Sometimes students ask me if this loses value, but it shouldn’t do. Villain is going to be betting most of the hands that would call multiple streets anyway so I can always just check raise my sets and straights.

I check and my opponent bets $10.00, just under half of the pot. I expect people to stab at this board a little more than they should and to bet a few too many medium strength hands. This is because population tends to fold too often after checking here as the out of position player. In theory, hands like 55, 66 and AQo should frequently be checked behind but I wouldn’t be at all surprised if many regs defaulted to betting them for protection and to take advantage of what they might perceived to be too weak of a checking range.

Given my read that Villain is likely to be less polarized than he should be, I could happily raise QQ here. In fact, I think I prefer just raising this hand since it’s a little vulnerable and good enough to stack of with, at least in theory. I wasn’t playing well yesterday afternoon after a long day of coaching. I call. Excuses excuses.

Turn

The turn ($41.00) was the 7 and I checked. Villain checked behind. This almost always caps my opponents range here. I might see a few slow-played boats which have nothing to fear now, but most players would simply bet again here with strong hands. The hands that become the most likely now are stuff like T9s, 66, AQ etc.

River

The river ($41.00) came down the 8 and we reach another very interesting juncture in the hand. This card is very unlikely to have changed anything. In theory, 8x is a hand that is far too middling to want to bet the flop for half pot when checked to, however, I wouldn’t be shocked to see a weaker regular bet with it – especially if he has the read that people check too weak of a range on soaking wet flops. Nevertheless, I have to discount hands like A8s at least to some extent after his flop bet. They’re also just now many combinations.
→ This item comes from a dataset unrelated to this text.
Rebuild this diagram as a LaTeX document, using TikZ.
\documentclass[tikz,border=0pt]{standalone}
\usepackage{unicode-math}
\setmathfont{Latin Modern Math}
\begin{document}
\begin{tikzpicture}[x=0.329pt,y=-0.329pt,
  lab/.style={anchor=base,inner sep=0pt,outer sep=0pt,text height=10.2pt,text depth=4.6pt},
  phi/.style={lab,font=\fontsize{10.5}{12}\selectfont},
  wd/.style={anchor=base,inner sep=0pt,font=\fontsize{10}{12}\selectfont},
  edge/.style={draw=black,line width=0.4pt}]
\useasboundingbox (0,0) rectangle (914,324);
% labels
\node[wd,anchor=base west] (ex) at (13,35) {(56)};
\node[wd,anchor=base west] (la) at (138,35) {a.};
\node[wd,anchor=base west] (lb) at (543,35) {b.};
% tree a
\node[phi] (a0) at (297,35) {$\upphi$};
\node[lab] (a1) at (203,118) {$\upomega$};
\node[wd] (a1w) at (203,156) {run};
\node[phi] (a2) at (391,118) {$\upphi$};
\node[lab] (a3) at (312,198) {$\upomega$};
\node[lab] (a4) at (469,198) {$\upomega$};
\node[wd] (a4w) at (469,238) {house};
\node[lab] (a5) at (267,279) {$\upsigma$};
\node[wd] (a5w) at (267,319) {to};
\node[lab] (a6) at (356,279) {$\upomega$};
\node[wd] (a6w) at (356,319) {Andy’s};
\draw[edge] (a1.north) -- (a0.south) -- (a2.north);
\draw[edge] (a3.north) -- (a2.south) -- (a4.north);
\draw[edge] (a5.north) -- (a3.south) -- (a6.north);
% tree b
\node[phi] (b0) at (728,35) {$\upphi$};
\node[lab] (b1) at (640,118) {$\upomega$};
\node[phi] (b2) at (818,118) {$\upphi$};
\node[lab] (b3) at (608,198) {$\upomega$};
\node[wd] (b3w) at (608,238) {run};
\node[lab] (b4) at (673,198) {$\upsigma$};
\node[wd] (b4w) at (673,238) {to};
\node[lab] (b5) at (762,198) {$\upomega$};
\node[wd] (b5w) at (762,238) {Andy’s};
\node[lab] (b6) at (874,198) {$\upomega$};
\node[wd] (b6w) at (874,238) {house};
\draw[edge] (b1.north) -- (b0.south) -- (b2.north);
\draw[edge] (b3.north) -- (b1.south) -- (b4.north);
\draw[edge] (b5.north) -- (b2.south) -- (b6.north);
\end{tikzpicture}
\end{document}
In game theory, the right play is for me to simply over-bet the queens. In general, I am aiming to put lots of money into the pot with a polarised range of overpairs, boats and bluffs. I had a feeling in-game that I was meant to shove but also suspected that people might not bluff catch enough here with a hand like Ace-High or 9x. If they are folding most of these to a jam, then shoving the queens might not be the best play. I opted for a very small bet on those grounds and elected to block bet for $9.35. I’m not sure I like this now. I think the best sizing would be something like three quarters pot. It is very possible that I made it here with some busted broadway clubs, QJs or a counter-fitted pair like 66. I can and should be bluffing here sometimes, but I doubt I’ll get called by non 8x much if I over-bet. I should probably just make a good old standard sized bet here.
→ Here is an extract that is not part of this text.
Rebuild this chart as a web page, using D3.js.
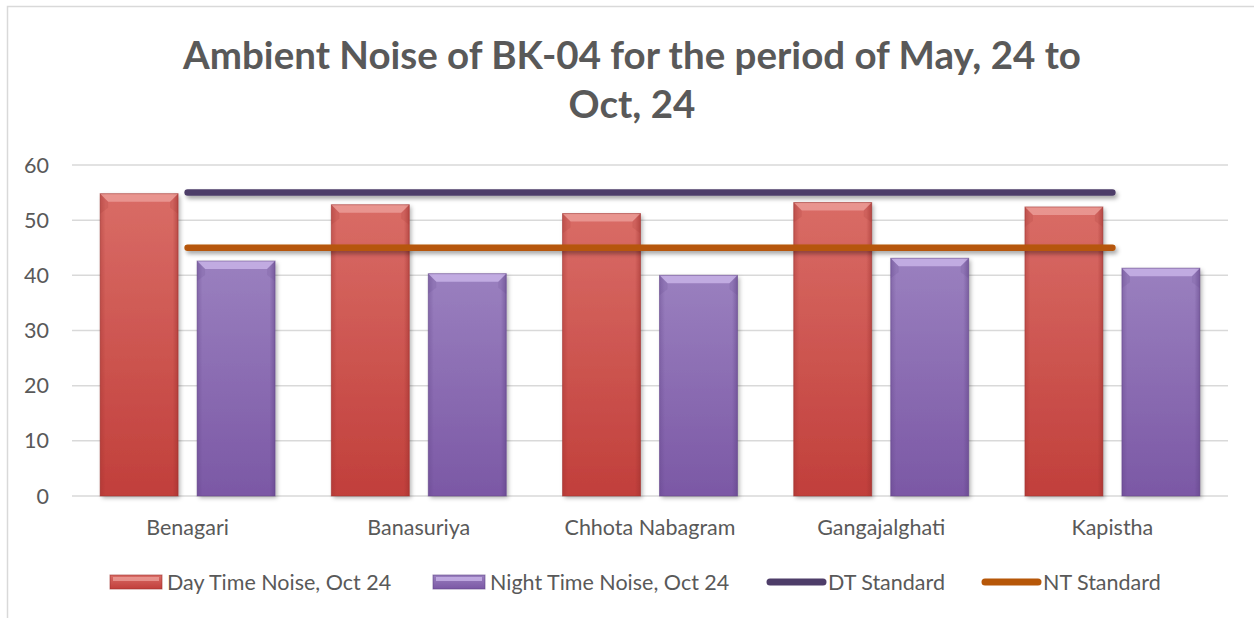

Then the unexpected happens. Villain shoves for $80.00. It’s another 70 or so for me to call into a pot of 130. My 70 will be 70 / 200 = 35% of the final pot and so I need to win this often to break even (to get my $70 back.) Is Villain bluffing 35% of the time or more or does he almost always just have that weirdly played 8x?

I’m not going to lie. In game, I snapped called this with a disdainful glare.
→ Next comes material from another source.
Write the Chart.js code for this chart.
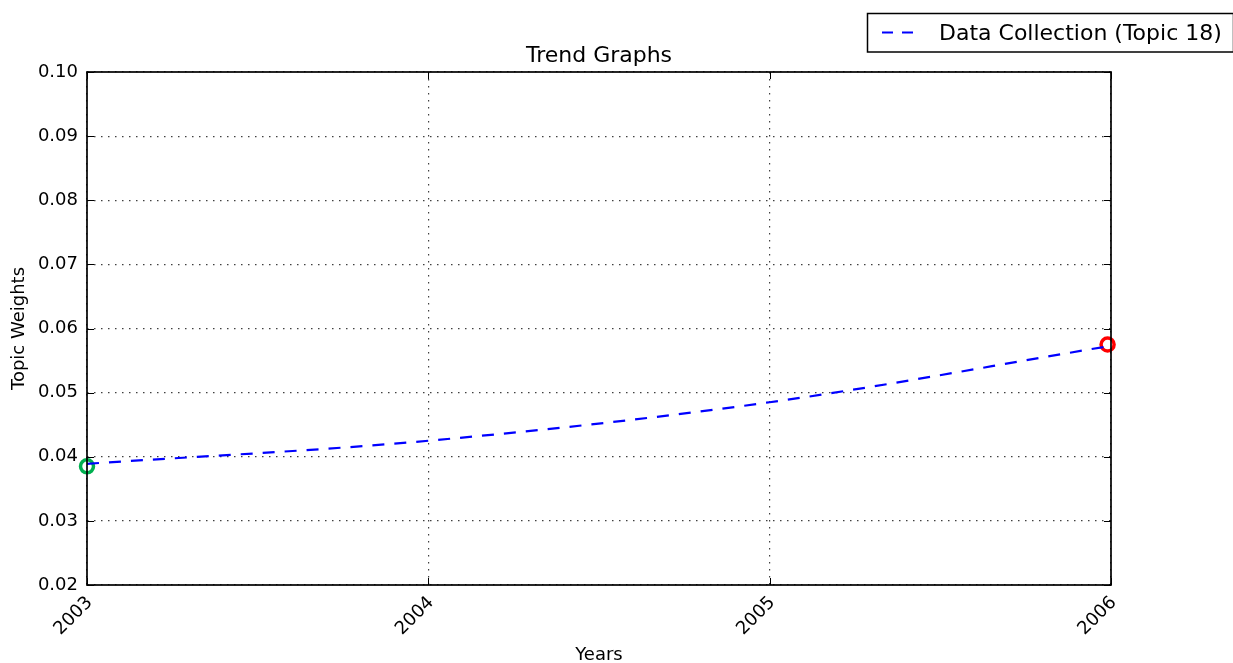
<!DOCTYPE html>
<html>
<head>
<meta charset="utf-8">
<script src="https://cdn.jsdelivr.net/npm/chart.js@4.4.1/dist/chart.umd.min.js"></script>
<style>
  html, body { margin: 0; padding: 0; background: #ffffff; }
  #wrap { width: 1233px; height: 663px; position: relative; }
</style>
</head>
<body>
<div id="wrap"><canvas id="trend" width="1233" height="663"></canvas></div>
<script>
// Topic 18 weight per year
const years = [2003, 2004, 2005, 2006];
const topicWeights = [0.0389, 0.0425, 0.0485, 0.0573];

// first / last highlighted points
const startPoint = { year: 2003, weight: 0.0385 };
const endPoint = { year: 2005.99, weight: 0.0575 };

const yearTickLabels = ['2003', '2004', '2005', '2006'];
const weightTicks = [0.02, 0.03, 0.04, 0.05, 0.06, 0.07, 0.08, 0.09, 0.10];

const seriesName = 'Data Collection (Topic 18)';
const chartTitle = 'Trend Graphs';
const xTitle = 'Years';
const yTitle = 'Topic Weights';

const FONT = '"DejaVu Sans", "Bitstream Vera Sans", sans-serif';

const framePlugin = {
  id: 'framePlugin',
  afterDraw(chart) {
    const { ctx, chartArea: a, scales } = chart;
    const xs = scales.x, ys = scales.y;
    ctx.save();

    // inward tick marks on all four sides
    ctx.strokeStyle = '#000';
    ctx.lineWidth = 1;
    const tl = 7;
    ys.ticks.forEach(t => {
      const py = Math.round(ys.getPixelForValue(t.value)) + 0.5;
      ctx.beginPath();
      ctx.moveTo(a.left, py); ctx.lineTo(a.left + tl, py);
      ctx.moveTo(a.right, py); ctx.lineTo(a.right - tl, py);
      ctx.stroke();
    });
    xs.ticks.forEach(t => {
      const px = Math.round(xs.getPixelForValue(t.value)) + 0.5;
      ctx.beginPath();
      ctx.moveTo(px, a.bottom); ctx.lineTo(px, a.bottom - tl);
      ctx.moveTo(px, a.top); ctx.lineTo(px, a.top + tl);
      ctx.stroke();
    });

    // axes frame
    ctx.lineWidth = 1.7;
    ctx.strokeRect(a.left, a.top, a.right - a.left, a.bottom - a.top);

    // rotated year labels
    ctx.fillStyle = '#000';
    ctx.font = '18px ' + FONT;
    ctx.textAlign = 'center';
    ctx.textBaseline = 'middle';
    xs.ticks.forEach((t, i) => {
      const px = xs.getPixelForValue(t.value);
      ctx.save();
      ctx.translate(px - 13.5, a.bottom + 31);
      ctx.rotate(-Math.PI / 4);
      ctx.fillText(yearTickLabels[i] ?? String(t.value), 0, 0);
      ctx.restore();
    });

    // axis titles
    ctx.font = '18px ' + FONT;
    ctx.textBaseline = 'alphabetic';
    ctx.fillText(xTitle, (a.left + a.right) / 2, 660);
    ctx.save();
    ctx.translate(24, (a.top + a.bottom) / 2);
    ctx.rotate(-Math.PI / 2);
    ctx.fillText(yTitle, 0, 0);
    ctx.restore();

    // chart title
    ctx.font = '22px ' + FONT;
    ctx.fillText(chartTitle, (a.left + a.right) / 2, 62);

    // legend box
    const lx = 867.5, ly = 13.5, lw = 366, lh = 38.5;
    ctx.fillStyle = '#fff';
    ctx.fillRect(lx, ly, lw, lh);
    ctx.lineWidth = 1.5;
    ctx.strokeStyle = '#000';
    ctx.strokeRect(lx, ly, lw, lh);
    ctx.strokeStyle = chart.data.datasets[0].borderColor;
    ctx.lineWidth = 2;
    ctx.setLineDash([11, 9]);
    ctx.beginPath();
    ctx.moveTo(882, 32.5); ctx.lineTo(913, 32.5);
    ctx.stroke();
    ctx.setLineDash([]);
    ctx.fillStyle = '#000';
    ctx.textAlign = 'left';
    ctx.font = '22px ' + FONT;
    ctx.fillText(seriesName, 939, 39.5);
    ctx.restore();
  }
};

new Chart(document.getElementById('trend'), {
  type: 'line',
  data: {
    datasets: [
      {
        label: seriesName,
        data: years.map((y, i) => ({ x: y, y: topicWeights[i] })),
        borderColor: '#0000ff',
        borderWidth: 2.2,
        borderDash: [12, 10],
        cubicInterpolationMode: 'monotone',
        pointRadius: 0,
        fill: false
      },
      {
        label: 'start',
        data: [{ x: startPoint.year, y: startPoint.weight }],
        showLine: false,
        pointRadius: 6.5,
        pointBorderWidth: 3.5,
        pointBorderColor: '#00b050',
        pointBackgroundColor: '#ffffff',
        clip: false
      },
      {
        label: 'end',
        data: [{ x: endPoint.year, y: endPoint.weight }],
        showLine: false,
        pointRadius: 6.5,
        pointBorderWidth: 3.5,
        pointBorderColor: '#ff0000',
        pointBackgroundColor: '#ffffff',
        clip: false
      }
    ]
  },
  options: {
    responsive: false,
    animation: false,
    events: [],
    layout: { padding: { left: 0, right: 122, top: 72, bottom: 0 } },
    plugins: {
      legend: { display: false },
      title: { display: false },
      tooltip: { enabled: false }
    },
    scales: {
      x: {
        type: 'linear',
        min: years[0],
        max: years[years.length - 1],
        afterFit: s => { s.height = 78; },
        afterBuildTicks: s => { s.ticks = years.map(v => ({ value: v })); },
        ticks: { display: false },
        grid: { color: 'rgba(0,0,0,0.75)', lineWidth: 1.2, drawTicks: false },
        border: { display: false, dash: [1.5, 5.5] }
      },
      y: {
        type: 'linear',
        min: weightTicks[0],
        max: weightTicks[weightTicks.length - 1],
        afterFit: s => { s.width = 87; },
        afterBuildTicks: s => { s.ticks = weightTicks.map(v => ({ value: v })); },
        ticks: {
          color: '#000',
          padding: 9,
          font: { family: FONT, size: 18 },
          callback: v => v.toFixed(2)
        },
        grid: { color: 'rgba(0,0,0,0.75)', lineWidth: 1.2, drawTicks: false },
        border: { display: false, dash: [1.5, 5.5] }
      }
    }
  },
  plugins: [framePlugin]
});
</script>
</body>
</html>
‘How dare you rep such a narrow value range.’

Was my one and only tilted thought. Needless to say, the session hadn’t been going fantastically by this point…

I called so quickly and combatively that I cannot claim to have analysed the spot in real time. I think a shove like this which looks so preposterous and inconsistent with the nuts is very often just exactly the nuts. Unless Villain is a hyper-aggressive player, I should probably just make a very exploitative fold against the pool. Most regs are too nitty and don’t bluff enough, even in standard spots where they appear to represent lots of good hands. In ones where it looks nearly impossible for them to be beating me, their bluffing frequency is even lower. I like a fold.

Conclusion

Beware the shove you hardly ever expect to face. You’ve probably just ran into the nuts.